On their microfluidic chip, Nagrath’s team grew dense forests of molecular chains, each equipped with an antibody to grab onto cancer cells.

Even after the cells are caught, it’s still hard to run a robust analysis on just a handful of them, the researchers say. That’s why this demonstration of highly sensitive tumor cell capture, combined with the ability to grow the cells in the same device, is so promising.

Hyeun Joong Yoon, a postdoctoral researcher in the Nagrath lab with a background in electrical engineering, was instrumental in making the microfluidic chip. He started with a silicon base and added a grid of nearly 60,000 flat gold shapes, like four-petaled flowers, each no wider than a strand of hair.

The gold flowers naturally attracted a relatively new material called graphene oxide. These sheets of carbon and oxygen, just a few atoms thick, layered themselves over the gold. This layered formation allowed the team to grow the tumor-cell-catching molecular chains so densely.

“It’s almost like each graphene has many nano-arms to capture cells,” Nagrath said.

To test the device, the team ran one-milliliter samples of blood through the chip’s thin chamber.

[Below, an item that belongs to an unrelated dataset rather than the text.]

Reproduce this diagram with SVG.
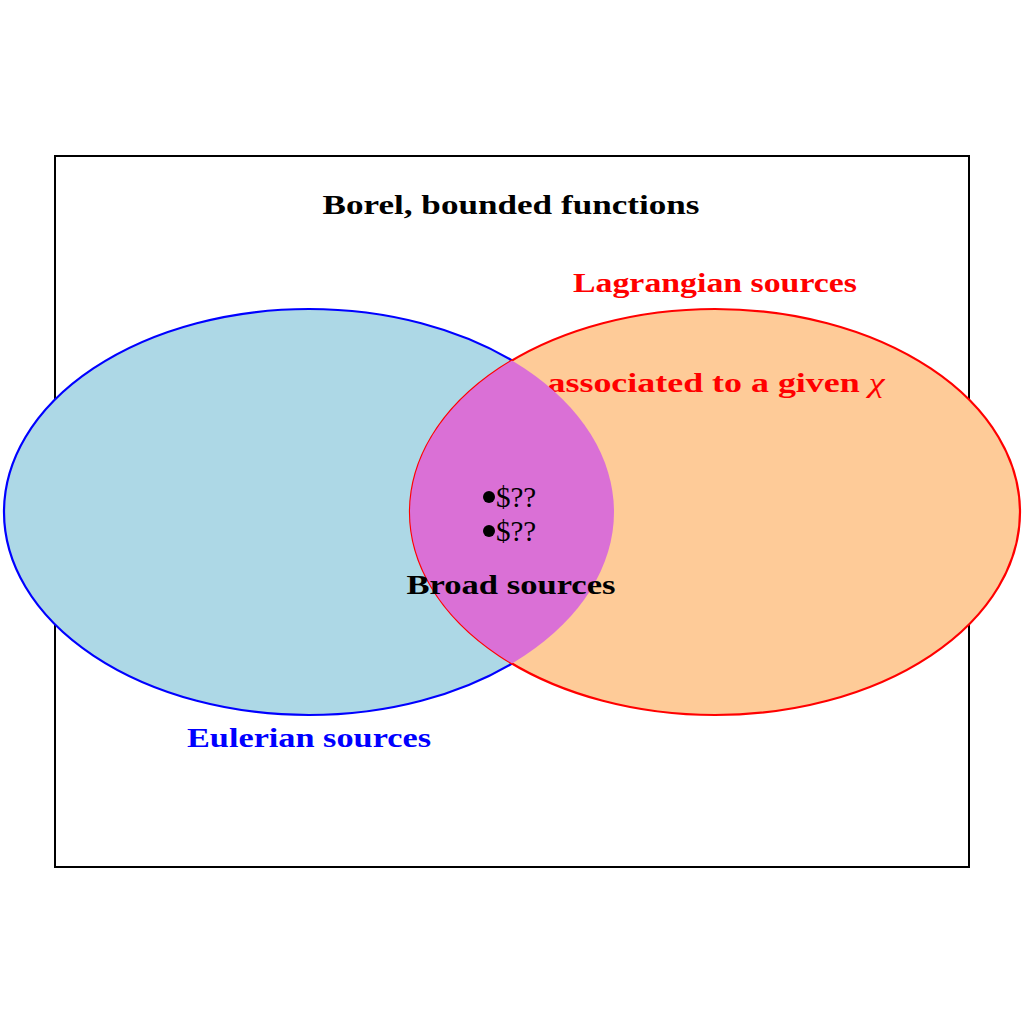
<svg xmlns="http://www.w3.org/2000/svg" width="1024" height="1024" viewBox="0 0 1024 1024">
<style>
.t{font-family:"Liberation Serif","DejaVu Serif",serif;font-weight:bold;font-size:28px;text-anchor:middle}
.m{font-family:"Liberation Serif","DejaVu Serif",serif;font-size:29px}
</style>
<defs>
<clipPath id="cb"><ellipse cx="309" cy="512" rx="305" ry="203"/></clipPath>
</defs>
<rect width="1024" height="1024" fill="#fff"/>
<g id="frame">
<rect x="55" y="156" width="914" height="711" fill="none" stroke="#000" stroke-width="2"/>
<text class="t" x="511" y="214" textLength="377" lengthAdjust="spacingAndGlyphs">Borel, bounded functions</text>
</g>
<g id="eulerian">
<ellipse cx="309" cy="512" rx="305" ry="203" fill="#ADD8E6" stroke="#0000FF" stroke-width="2.2"/>
<text class="t" x="309" y="747" fill="#0000FF" textLength="244" lengthAdjust="spacingAndGlyphs">Eulerian sources</text>
</g>
<g id="lagrangian">
<ellipse cx="715" cy="512" rx="305" ry="203" fill="#FECB98" stroke="#FF0000" stroke-width="2.2"/>
<text class="t" x="715" y="292" fill="#FF0000" textLength="284" lengthAdjust="spacingAndGlyphs">Lagrangian sources</text>
<text class="t" x="716" y="392" fill="#FF0000" textLength="337" lengthAdjust="spacingAndGlyphs">associated to a given <tspan font-style="italic" font-weight="normal">χ</tspan></text>
</g>
<g id="broad">
<ellipse cx="715" cy="512" rx="305" ry="203" fill="#DA70D6" clip-path="url(#cb)"/>
<circle cx="489" cy="497" r="6" fill="#000"/>
<text class="m" x="496" y="507">$??</text>
<circle cx="489" cy="531" r="6" fill="#000"/>
<text class="m" x="496" y="541">$??</text>
<text class="t" x="511" y="594" textLength="209" lengthAdjust="spacingAndGlyphs">Broad sources</text>
</g>
</svg>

Even when they had added just three-to-five cancer cells to the 5-10 billion blood cells, the chip was able to capture all of the cells in the sample half the time, with an average of 73 percent over 10 trials.

“That’s the highest anybody has shown in the literature for spiking such a low number of cells,” Nagrath said.

The team counted the captured cancer cells by tagging them with fluorescent molecules and viewing them through a microscope. These tags made the cancer cells easy to distinguish from accidentally caught blood cells. They also grew breast cancer cells over six days, using an electron microscope to see how they spread across the gold flowers.

“When you have individual cells, the amount of material in each cell is often so small that it’s hard to develop molecular assays,” Wicha said. “This device allows the cells to be grown into larger quantities so you can do a genetic analysis more easily.”

The chip could capture pancreatic, breast and lung cancer cells from patient samples. Nagrath was surprised that the device was able to catch about four tumor cells per milliliter of blood from the lung cancer patients, even though they had the early-stage form of the disease.

Working in a team that comprises both engineers and medical professionals at U-M, Nagrath is optimistic that the new technique could reach clinics in three years.

The paper is titled “Sensitive capture of circulating tumor cells by functionalized graphene oxide nanosheets.” The university is pursuing patent protection for the intellectual property and is seeking commercialization partners to help bring the technology to market.